Quad-Wavelength (755nm + 808nm + 940nm + 1064nm)
What It Is
Quad-wavelength systems combine four diode wavelengths (typically 755nm, 808nm, 940nm, and 1064nm) into a single device. However, there are two very different implementations of this concept.
Why It Matters
Context matters more than the number of wavelengths. Budget Chinese-manufactured machines (typically $2,000-$5,000 from Alibaba) cram all four wavelengths into a single handpiece firing simultaneously. The 940nm addition over tri-wavelength machines is a spec-sheet differentiator to stand out in a crowded market of cheap imports (the clinical benefit over a quality tri-wavelength system is negligible).

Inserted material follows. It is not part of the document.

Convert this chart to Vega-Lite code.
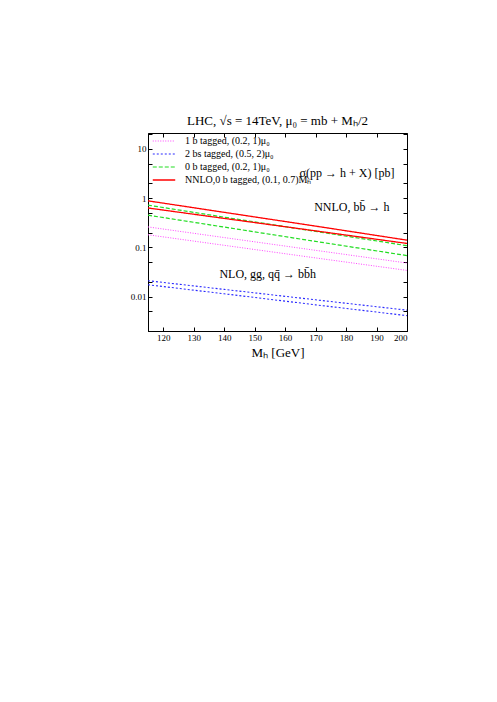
{
  "$schema": "https://vega.github.io/schema/vega-lite/v6.json",
  "width": 259,
  "height": 198,
  "autosize": "none",
  "padding": {"left": 148, "top": 133, "right": 90, "bottom": 371},
  "background": "white",
  "config": {
    "font": "Liberation Serif",
    "view": {"stroke": "black", "strokeWidth": 1},
    "axis": {"grid": false, "domainColor": "black", "tickColor": "black", "labelColor": "black", "titleColor": "black", "labelFont": "Liberation Serif", "titleFont": "Liberation Serif", "titleFontWeight": "normal", "labelFontSize": 9}
  },
  "title": {"text": "LHC, √s = 14TeV, μ₀ = mb + Mₕ/2", "fontSize": 13, "fontWeight": "normal", "font": "Liberation Serif", "offset": 5, "color": "black"},
  "datasets": {
    "series": [
      {"mh": 115, "xs": 0.26, "group": "1 b tagged, (0.2, 1)μ₀", "line": "m1"},
      {"mh": 140, "xs": 0.158, "group": "1 b tagged, (0.2, 1)μ₀", "line": "m1"},
      {"mh": 170, "xs": 0.087, "group": "1 b tagged, (0.2, 1)μ₀", "line": "m1"},
      {"mh": 200, "xs": 0.048, "group": "1 b tagged, (0.2, 1)μ₀", "line": "m1"},
      {"mh": 115, "xs": 0.18, "group": "1 b tagged, (0.2, 1)μ₀", "line": "m2"},
      {"mh": 140, "xs": 0.11, "group": "1 b tagged, (0.2, 1)μ₀", "line": "m2"},
      {"mh": 170, "xs": 0.061, "group": "1 b tagged, (0.2, 1)μ₀", "line": "m2"},
      {"mh": 200, "xs": 0.034, "group": "1 b tagged, (0.2, 1)μ₀", "line": "m2"},
      {"mh": 115, "xs": 0.021, "group": "2 bs tagged, (0.5, 2)μ₀", "line": "b1"},
      {"mh": 140, "xs": 0.014, "group": "2 bs tagged, (0.5, 2)μ₀", "line": "b1"},
      {"mh": 170, "xs": 0.0086, "group": "2 bs tagged, (0.5, 2)μ₀", "line": "b1"},
      {"mh": 200, "xs": 0.0053, "group": "2 bs tagged, (0.5, 2)μ₀", "line": "b1"},
      {"mh": 115, "xs": 0.0174, "group": "2 bs tagged, (0.5, 2)μ₀", "line": "b2"},
      {"mh": 140, "xs": 0.0114, "group": "2 bs tagged, (0.5, 2)μ₀", "line": "b2"},
      {"mh": 170, "xs": 0.0068, "group": "2 bs tagged, (0.5, 2)μ₀", "line": "b2"},
      {"mh": 200, "xs": 0.0041, "group": "2 bs tagged, (0.5, 2)μ₀", "line": "b2"},
      {"mh": 115, "xs": 0.72, "group": "0 b tagged, (0.2, 1)μ₀", "line": "g1"},
      {"mh": 140, "xs": 0.41, "group": "0 b tagged, (0.2, 1)μ₀", "line": "g1"},
      {"mh": 170, "xs": 0.211, "group": "0 b tagged, (0.2, 1)μ₀", "line": "g1"},
      {"mh": 200, "xs": 0.108, "group": "0 b tagged, (0.2, 1)μ₀", "line": "g1"},
      {"mh": 115, "xs": 0.45, "group": "0 b tagged, (0.2, 1)μ₀", "line": "g2"},
      {"mh": 140, "xs": 0.258, "group": "0 b tagged, (0.2, 1)μ₀", "line": "g2"},
      {"mh": 170, "xs": 0.132, "group": "0 b tagged, (0.2, 1)μ₀", "line": "g2"},
      {"mh": 200, "xs": 0.068, "group": "0 b tagged, (0.2, 1)μ₀", "line": "g2"},
      {"mh": 115, "xs": 0.88, "group": "NNLO,0 b tagged, (0.1, 0.7)Mₕ", "line": "r1"},
      {"mh": 140, "xs": 0.514, "group": "NNLO,0 b tagged, (0.1, 0.7)Mₕ", "line": "r1"},
      {"mh": 170, "xs": 0.27, "group": "NNLO,0 b tagged, (0.1, 0.7)Mₕ", "line": "r1"},
      {"mh": 200, "xs": 0.14, "group": "NNLO,0 b tagged, (0.1, 0.7)Mₕ", "line": "r1"},
      {"mh": 115, "xs": 0.63, "group": "NNLO,0 b tagged, (0.1, 0.7)Mₕ", "line": "r2"},
      {"mh": 140, "xs": 0.387, "group": "NNLO,0 b tagged, (0.1, 0.7)Mₕ", "line": "r2"},
      {"mh": 170, "xs": 0.216, "group": "NNLO,0 b tagged, (0.1, 0.7)Mₕ", "line": "r2"},
      {"mh": 200, "xs": 0.12, "group": "NNLO,0 b tagged, (0.1, 0.7)Mₕ", "line": "r2"}
    ],
    "notes": [
      {"mh": 180.3, "xs": 3.26, "label": "σ(pp → h + X) [pb]"},
      {"mh": 181.9, "xs": 0.67, "label": "NNLO, bb̄ → h"},
      {"mh": 154.3, "xs": 0.029, "label": "NLO, gg, qq̄ → bb̄h"}
    ]
  },
  "resolve": {"axis": {"x": "independent", "y": "independent"}},
  "layer": [
    {
      "data": {"name": "series"},
      "mark": {"type": "line", "clip": true},
      "encoding": {
        "x": {"field": "mh", "type": "quantitative", "scale": {"domain": [115, 200], "nice": false, "zero": false},
          "axis": {"orient": "bottom", "values": [120, 130, 140, 150, 160, 170, 180, 190, 200], "tickSize": -4, "labelPadding": 6, "title": "Mₕ [GeV]", "titleFontSize": 13, "titlePadding": 4}},
        "y": {"field": "xs", "type": "quantitative", "scale": {"type": "log", "domain": [0.002, 21], "nice": false},
          "axis": {"orient": "left", "values": [0.002, 0.005, 0.01, 0.02, 0.05, 0.1, 0.2, 0.5, 1, 2, 5, 10, 20], "tickSize": -4, "labelPadding": 6, "format": ".2~f", "labelExpr": "(datum.value == 0.01 || datum.value == 0.1 || datum.value == 1 || datum.value == 10) ? datum.label : ''", "title": null}},
        "color": {"field": "group", "type": "nominal",
          "scale": {"domain": ["1 b tagged, (0.2, 1)μ₀", "2 bs tagged, (0.5, 2)μ₀", "0 b tagged, (0.2, 1)μ₀", "NNLO,0 b tagged, (0.1, 0.7)Mₕ"], "range": ["#ff44ff", "#2b2bff", "#22dd22", "#ff0000"]},
          "legend": {"orient": "none", "legendX": 11, "legendY": 3, "title": null, "labelFont": "Liberation Serif", "labelFontSize": 10, "labelColor": "black", "symbolType": "M-3,0H3", "symbolSize": 56, "symbolStrokeWidth": 1.5, "symbolFillColor": "transparent", "rowPadding": 3, "labelOffset": 16}},
        "strokeDash": {"field": "group", "type": "nominal",
          "scale": {"domain": ["1 b tagged, (0.2, 1)μ₀", "2 bs tagged, (0.5, 2)μ₀", "0 b tagged, (0.2, 1)μ₀", "NNLO,0 b tagged, (0.1, 0.7)Mₕ"], "range": [[1, 1.5], [2, 2], [4, 2], [1, 0]]}},
        "strokeWidth": {"field": "group", "type": "nominal",
          "scale": {"domain": ["1 b tagged, (0.2, 1)μ₀", "2 bs tagged, (0.5, 2)μ₀", "0 b tagged, (0.2, 1)μ₀", "NNLO,0 b tagged, (0.1, 0.7)Mₕ"], "range": [1, 1.3, 1.1, 1.4]}, "legend": null},
        "detail": {"field": "line", "type": "nominal"}
      }
    },
    {
      "data": {"name": "notes"},
      "mark": {"type": "text", "fontSize": 12, "font": "Liberation Serif", "color": "black", "align": "center", "baseline": "middle"},
      "encoding": {
        "x": {"field": "mh", "type": "quantitative", "axis": {"orient": "top", "values": [120, 130, 140, 150, 160, 170, 180, 190, 200], "tickSize": -4, "labels": false, "title": null, "domain": false}},
        "y": {"field": "xs", "type": "quantitative", "axis": {"orient": "right", "values": [0.002, 0.005, 0.01, 0.02, 0.05, 0.1, 0.2, 0.5, 1, 2, 5, 10, 20], "tickSize": -4, "labels": false, "title": null, "domain": false}},
        "text": {"field": "label", "type": "nominal"}
      }
    }
  ]
}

Premium systems like the Sciton OMNI also offer four wavelengths (760nm, 810nm, 940nm, 1060nm), but as separate dedicated handpieces that clinicians select based on patient skin type and treatment area. That is wavelength selection, not wavelength stacking, a fundamentally different and clinically meaningful approach. The critical issue is never the number of wavelengths. It is the quality of engineering behind them. A $3,000 quad-wavelength machine from Alibaba has four wavelengths on paper, but the power output per wavelength, pulse control precision, beam uniformity, and cooling system quality are not comparable to a premium system. When a clinic advertises '4-wavelength laser', ask what brand and model they are using and whether the wavelengths are in separate handpieces or a single combined handpiece. If it is not from a recognized manufacturer, the extra wavelength is a marketing talking point, not a clinical advantage.
Ask Your Clinic
What is the brand and model of your 4-wavelength laser?